The IRDAI may allow equity investment even in non-dividend paying companies to be included in the approved investment category subject to some conditions. This would increase the eligible universe of companies they can invest in, boosting allocation to stocks.
Under the existing norms, only investment in listed companies that have paid a minimum 10% dividend for at least two consecutive years immediately preceding can be included in the approved category.
A committee set up by the regulator last year had recommended allowing insurers to invest in equity sans the dividend criterion.
“Industry in various interactions with the regulator has sought further liberalised investment norms,” said an official aware of the developments.
“It is being looked at whether to scrap it (dividend rule) or lower the limit, but any relaxation will be provided with prudent regulations to protect policyholders.”

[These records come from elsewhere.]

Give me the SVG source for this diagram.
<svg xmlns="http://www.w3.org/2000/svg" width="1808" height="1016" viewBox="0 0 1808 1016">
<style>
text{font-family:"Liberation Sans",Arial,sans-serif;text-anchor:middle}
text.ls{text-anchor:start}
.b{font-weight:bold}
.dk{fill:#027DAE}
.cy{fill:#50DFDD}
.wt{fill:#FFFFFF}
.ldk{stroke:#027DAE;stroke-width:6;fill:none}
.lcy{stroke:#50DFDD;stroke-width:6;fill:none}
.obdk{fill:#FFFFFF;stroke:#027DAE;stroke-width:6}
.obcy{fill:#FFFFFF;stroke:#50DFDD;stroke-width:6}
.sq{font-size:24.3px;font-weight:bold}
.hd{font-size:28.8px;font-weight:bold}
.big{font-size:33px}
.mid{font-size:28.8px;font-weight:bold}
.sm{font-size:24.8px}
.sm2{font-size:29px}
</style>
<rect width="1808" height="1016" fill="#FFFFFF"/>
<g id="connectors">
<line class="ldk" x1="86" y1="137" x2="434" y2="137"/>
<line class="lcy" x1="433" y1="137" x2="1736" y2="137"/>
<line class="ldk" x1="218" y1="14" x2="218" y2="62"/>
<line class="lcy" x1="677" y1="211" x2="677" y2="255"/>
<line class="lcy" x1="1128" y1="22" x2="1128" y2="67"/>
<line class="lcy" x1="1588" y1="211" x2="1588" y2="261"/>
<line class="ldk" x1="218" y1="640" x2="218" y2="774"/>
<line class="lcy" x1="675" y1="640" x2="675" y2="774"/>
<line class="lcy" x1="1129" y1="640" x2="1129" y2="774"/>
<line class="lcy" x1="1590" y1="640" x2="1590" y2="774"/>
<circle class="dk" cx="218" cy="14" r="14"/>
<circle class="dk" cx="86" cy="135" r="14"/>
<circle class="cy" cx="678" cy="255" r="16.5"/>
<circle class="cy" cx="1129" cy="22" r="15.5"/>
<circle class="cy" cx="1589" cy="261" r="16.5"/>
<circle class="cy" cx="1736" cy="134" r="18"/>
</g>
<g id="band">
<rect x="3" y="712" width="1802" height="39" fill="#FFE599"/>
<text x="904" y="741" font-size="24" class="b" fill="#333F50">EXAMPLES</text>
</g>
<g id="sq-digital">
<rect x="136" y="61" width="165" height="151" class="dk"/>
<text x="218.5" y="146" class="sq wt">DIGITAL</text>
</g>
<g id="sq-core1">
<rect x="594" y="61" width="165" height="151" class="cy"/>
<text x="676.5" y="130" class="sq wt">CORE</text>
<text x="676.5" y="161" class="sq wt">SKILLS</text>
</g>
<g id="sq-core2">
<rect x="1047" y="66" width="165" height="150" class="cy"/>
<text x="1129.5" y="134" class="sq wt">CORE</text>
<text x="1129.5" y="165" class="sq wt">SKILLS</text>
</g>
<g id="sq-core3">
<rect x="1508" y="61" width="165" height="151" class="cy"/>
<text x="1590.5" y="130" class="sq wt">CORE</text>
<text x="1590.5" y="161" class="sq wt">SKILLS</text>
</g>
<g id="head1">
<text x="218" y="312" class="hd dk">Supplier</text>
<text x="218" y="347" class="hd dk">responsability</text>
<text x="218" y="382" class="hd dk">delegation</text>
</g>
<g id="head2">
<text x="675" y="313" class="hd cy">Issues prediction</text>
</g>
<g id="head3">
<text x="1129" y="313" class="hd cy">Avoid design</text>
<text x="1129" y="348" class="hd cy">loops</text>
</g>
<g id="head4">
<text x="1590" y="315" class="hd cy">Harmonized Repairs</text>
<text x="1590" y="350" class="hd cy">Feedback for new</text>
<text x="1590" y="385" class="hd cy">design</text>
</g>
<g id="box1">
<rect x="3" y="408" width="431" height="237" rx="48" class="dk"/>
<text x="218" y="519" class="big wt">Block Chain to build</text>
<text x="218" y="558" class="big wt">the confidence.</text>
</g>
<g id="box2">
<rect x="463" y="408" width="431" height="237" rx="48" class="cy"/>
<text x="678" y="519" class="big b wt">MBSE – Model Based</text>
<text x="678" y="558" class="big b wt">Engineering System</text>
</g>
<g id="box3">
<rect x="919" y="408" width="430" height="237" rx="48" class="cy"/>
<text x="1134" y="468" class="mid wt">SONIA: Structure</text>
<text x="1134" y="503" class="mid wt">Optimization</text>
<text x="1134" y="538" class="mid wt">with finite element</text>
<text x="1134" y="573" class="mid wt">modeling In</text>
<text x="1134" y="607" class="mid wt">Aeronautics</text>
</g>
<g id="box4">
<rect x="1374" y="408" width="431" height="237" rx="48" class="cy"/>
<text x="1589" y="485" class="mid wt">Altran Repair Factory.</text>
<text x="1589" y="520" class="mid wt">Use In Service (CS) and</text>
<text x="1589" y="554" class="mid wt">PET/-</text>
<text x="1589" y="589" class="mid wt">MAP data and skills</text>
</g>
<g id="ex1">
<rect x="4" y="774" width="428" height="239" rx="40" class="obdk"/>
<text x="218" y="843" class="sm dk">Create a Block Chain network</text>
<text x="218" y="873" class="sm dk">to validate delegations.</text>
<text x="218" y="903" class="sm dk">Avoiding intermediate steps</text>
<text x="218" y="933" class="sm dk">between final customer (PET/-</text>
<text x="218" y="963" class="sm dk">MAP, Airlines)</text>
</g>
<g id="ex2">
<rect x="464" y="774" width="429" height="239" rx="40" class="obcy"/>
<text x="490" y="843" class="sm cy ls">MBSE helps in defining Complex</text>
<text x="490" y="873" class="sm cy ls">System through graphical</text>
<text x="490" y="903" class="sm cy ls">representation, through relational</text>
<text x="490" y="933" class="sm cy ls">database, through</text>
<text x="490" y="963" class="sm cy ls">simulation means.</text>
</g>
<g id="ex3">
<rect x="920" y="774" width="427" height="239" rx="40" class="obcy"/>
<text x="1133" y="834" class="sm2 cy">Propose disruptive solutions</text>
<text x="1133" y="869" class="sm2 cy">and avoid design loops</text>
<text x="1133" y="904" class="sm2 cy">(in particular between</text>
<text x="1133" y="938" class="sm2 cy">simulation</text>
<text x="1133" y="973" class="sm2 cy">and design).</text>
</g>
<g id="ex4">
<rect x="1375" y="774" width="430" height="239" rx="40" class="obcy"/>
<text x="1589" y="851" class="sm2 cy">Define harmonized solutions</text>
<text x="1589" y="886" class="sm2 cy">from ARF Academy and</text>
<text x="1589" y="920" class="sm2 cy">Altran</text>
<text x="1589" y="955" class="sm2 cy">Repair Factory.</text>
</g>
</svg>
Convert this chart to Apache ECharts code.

IRDAI had relaxed the dividend norm following the pandemic for the year April 1, 2020 to March 31, 2021 when many companies were forced to skip dividends. In August, it notified that the relaxation will continue beyond September 2022.
The regulator allowed investment in equity shares of firms that paid dividends “for at least two years out of three consecutive years immediately preceding” to be categorised as “approved investment”.
Under Regulation 3(5) of IRDAI (Investment) Regulations, 2016 no insurer can invest in “Equity shares of any listed company on which not less than 10% dividends have been paid for at least two consecutive years immediately preceding”.